# Cambarellus patzcuarensis sp.orange crayfish (CPO’s)



## joshvito (Apr 6, 2009)

Anyone keeping CPO's (Cambarellus patzcuarensis)? If so, do you keep cherry shrimp in the same tank?
Just wondering if the crays would eat the shrimp or not.


----------



## alexopolus (Jan 18, 2010)

A friend of mine have them in a planted tank with shrimps, and so far he had no problem. 
He said that they are very peaceful.


----------



## asukawashere (Mar 11, 2009)

Cambarellus can be _mean_ little bugs, but mostly toward each other. They might catch and kill an occasional shrimp, but for the most part the shrimp are faster and more coordinated and therefore can evade them.
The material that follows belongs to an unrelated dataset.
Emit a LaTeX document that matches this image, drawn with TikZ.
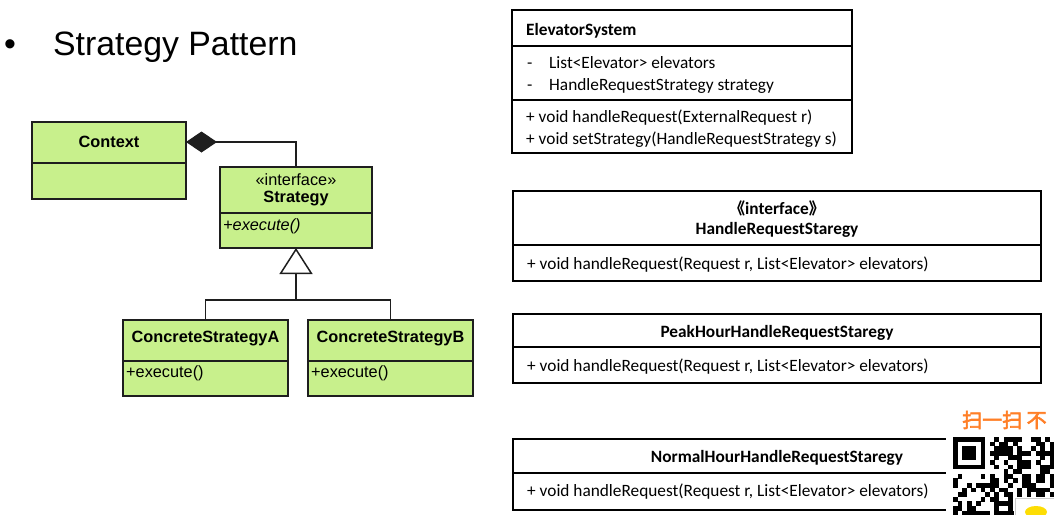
\documentclass[tikz,border=0pt]{standalone}
\usepackage{xcolor}
\usepackage{fontspec}
\setmainfont{Liberation Sans}
\newfontfamily\calibri{Carlito}
\newfontfamily\cjkfont{Noto Sans CJK SC}
\newfontfamily\qrfont[FakeBold=3]{Noto Sans CJK SC}
\usepackage{tikz}
\usetikzlibrary{positioning,arrows.meta}
\definecolor{umlgreen}{RGB}{200,240,140}
\definecolor{umledge}{RGB}{30,30,30}
\definecolor{qrorange}{RGB}{255,127,39}

\begin{document}
\begin{tikzpicture}[x=1pt, y=-1pt,
  greenbox/.style={draw=umledge, fill=umlgreen, line width=2pt, inner sep=0pt, outer sep=0pt, anchor=north west},
  plainbox/.style={draw=black, line width=1.8pt, inner sep=0pt, outer sep=0pt, anchor=north west},
  greenline/.style={umledge, line width=2pt},
  plainline/.style={black, line width=1.8pt},
  edgeline/.style={umledge, line width=1.5pt},
  umltext/.style={font=\fontsize{16.3}{18}\selectfont, inner sep=0pt},
  umltitle/.style={font=\fontsize{16.3}{18}\selectfont\bfseries, inner sep=0pt},
  cltext/.style={font=\calibri\fontsize{17.3}{20}\selectfont, inner sep=0pt, text height=0.72em, text depth=0.22em, yshift=-3.5pt, anchor=west},
  cltitle/.style={font=\calibri\fontsize{17.3}{20}\selectfont\bfseries, inner sep=0pt, text height=0.72em, text depth=0.22em, yshift=-3.5pt}]

\useasboundingbox (0,0) rectangle (1054,514);

%% heading
\node[font=\fontsize{33.8}{40}\selectfont, inner sep=0pt, anchor=base west] (bullet) at (4,55) {•};
\node[font=\fontsize{33.8}{40}\selectfont, inner sep=0pt, anchor=base west] (heading) at (53,55) {Strategy Pattern};

%% left: strategy pattern classes
\node[greenbox, minimum width=154pt, minimum height=77pt] (context) at (32,122) {};
\draw[greenline] ([yshift=-41pt]context.north west) -- ([yshift=-41pt]context.north east);
\node[umltitle] (contextname) at (109,142) {Context};

\node[greenbox, minimum width=152pt, minimum height=81pt] (strategy) at (220,167) {};
\draw[greenline] ([yshift=-46pt]strategy.north west) -- ([yshift=-46pt]strategy.north east);
\node[umltext] (stereo) at (296,180) {«interface»};
\node[umltitle] (strategyname) at (296,199) {Strategy};
\node[umltext, anchor=west] (strategyop) at (223,226) {\itshape +execute()};

\node[greenbox, minimum width=165pt, minimum height=76pt] (csa) at (123,320) {};
\draw[greenline] ([yshift=-41pt]csa.north west) -- ([yshift=-41pt]csa.north east);
\node[umltitle] (csaname) at (205.5,339) {ConcreteStrategyA};
\node[umltext, anchor=west] (csaop) at (126,373) {+execute()};

\node[greenbox, minimum width=165pt, minimum height=76pt] (csb) at (308,320) {};
\draw[greenline] ([yshift=-41pt]csb.north west) -- ([yshift=-41pt]csb.north east);
\node[umltitle] (csbname) at (390.5,339) {ConcreteStrategyB};
\node[umltext, anchor=west] (csbop) at (311,373) {+execute()};

%% composition and realization
\draw[edgeline, {Diamond[length=31pt,width=21pt]}-] ([yshift=-20pt]context.north east) -| (strategy.north);
\draw[edgeline, -{Triangle[open,length=26pt,width=33pt,fill=white]}] (csa.north) |- ([yshift=-52pt]strategy.south) -- (strategy.south);
\draw[edgeline] (csb.north) |- ([yshift=-52pt]strategy.south);

%% right: elevator classes
\node[plainbox, minimum width=340pt, minimum height=143pt] (elevsys) at (512,10) {};
\draw[plainline] ([yshift=-36pt]elevsys.north west) -- ([yshift=-36pt]elevsys.north east);
\draw[plainline] ([yshift=-90pt]elevsys.north west) -- ([yshift=-90pt]elevsys.north east);
\node[cltitle, anchor=west] (elevsysname) at (526,29) {ElevatorSystem};
\node[cltext] (dasha) at (527,62) {-};
\node[cltext] (attra) at (549,62) {List<Elevator> elevators};
\node[cltext] (dashb) at (527,84) {-};
\node[cltext] (attrb) at (549,84) {HandleRequestStrategy strategy};
\node[cltext] (opa) at (526,116) {+ void handleRequest(ExternalRequest r)};
\node[cltext] (opb) at (526,138) {+ void setStrategy(HandleRequestStrategy s)};

\node[plainbox, minimum width=528pt, minimum height=90pt] (handler) at (513,191) {};
\draw[plainline] ([yshift=-54pt]handler.north west) -- ([yshift=-54pt]handler.north east);
\node[cltitle] (handlerstereo) at (777,208) {{\cjkfont\fontsize{16}{18}\selectfont 《}interface{\cjkfont\fontsize{16}{18}\selectfont 》}};
\node[cltitle] (handlername) at (777,228) {HandleRequestStaregy};
\node[cltext] (handlerop) at (527,263) {+ void handleRequest(Request r, List<Elevator> elevators)};

\node[plainbox, minimum width=528pt, minimum height=69pt] (peak) at (513,314) {};
\draw[plainline] ([yshift=-33pt]peak.north west) -- ([yshift=-33pt]peak.north east);
\node[cltitle] (peakname) at (777,331) {PeakHourHandleRequestStaregy};
\node[cltext] (peakop) at (527,365) {+ void handleRequest(Request r, List<Elevator> elevators)};

\node[plainbox, minimum width=528pt, minimum height=71pt] (normal) at (513,439) {};
\draw[plainline] ([yshift=-34pt]normal.north west) -- ([yshift=-34pt]normal.north east);
\node[cltitle] (normalname) at (777,456) {NormalHourHandleRequestStaregy};
\node[cltext] (normalop) at (527,490) {+ void handleRequest(Request r, List<Elevator> elevators)};

%% qr watermark (cut off at the page edge)
\begin{scope}
\clip (0,0) rectangle (1054,514);
\fill[white] (946,431) rectangle (1060,520);
\node[font=\qrfont\fontsize{20}{22}\selectfont, text=qrorange, inner sep=0pt, anchor=west] (qrlabel) at (962,420) {扫一扫 不};
\pgfmathsetseed{11}
\foreach \i in {0,...,22}{
  \foreach \j in {0,...,17}{
    \pgfmathsetmacro{\qrbit}{(rnd>0.45)*((\i>7)||(\j>7))}
    \ifdim\qrbit pt>0.5pt \fill[black] (953+4.6*\i,437+4.6*\j) rectangle ++(4.7,4.7); \fi
  }
}
\fill[black] (953,437) rectangle ++(32.2,32.2);
\fill[white] (957.6,441.6) rectangle ++(23,23);
\fill[black] (962.2,446.2) rectangle ++(13.8,13.8);
\fill[white] (1014,497) rectangle (1060,520);
\draw[gray!40, line width=1pt] (1015,498) rectangle (1060,520);
\fill[yellow!80!orange] (1036,512) ellipse (11 and 6);
\end{scope}

\end{tikzpicture}
\end{document}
That said, I wouldn't put any fancy/expensive shrimp with them, but something like cherries or malawas are fine.


----------



## JohnPaul (Aug 28, 2006)

I kept my CPO's in a tank with Blue Pearl shrimp (very similar to Red Cherrys, only, well...blue) and didn't find it to be a problem. The CPO's will definitely _try_ to snag a shrimp from time to time, but the shrimp are simply too fast for them. They might be able to catch a sick/injured/dying Cherry, but they aren't going to catch a healthy one.


----------



## Disturbed (Aug 17, 2011)

I've had the same experience with mine. I have a pair in with my yellows and other than them bull doggin their way onto some food I have seen no aggression towards the yellows


----------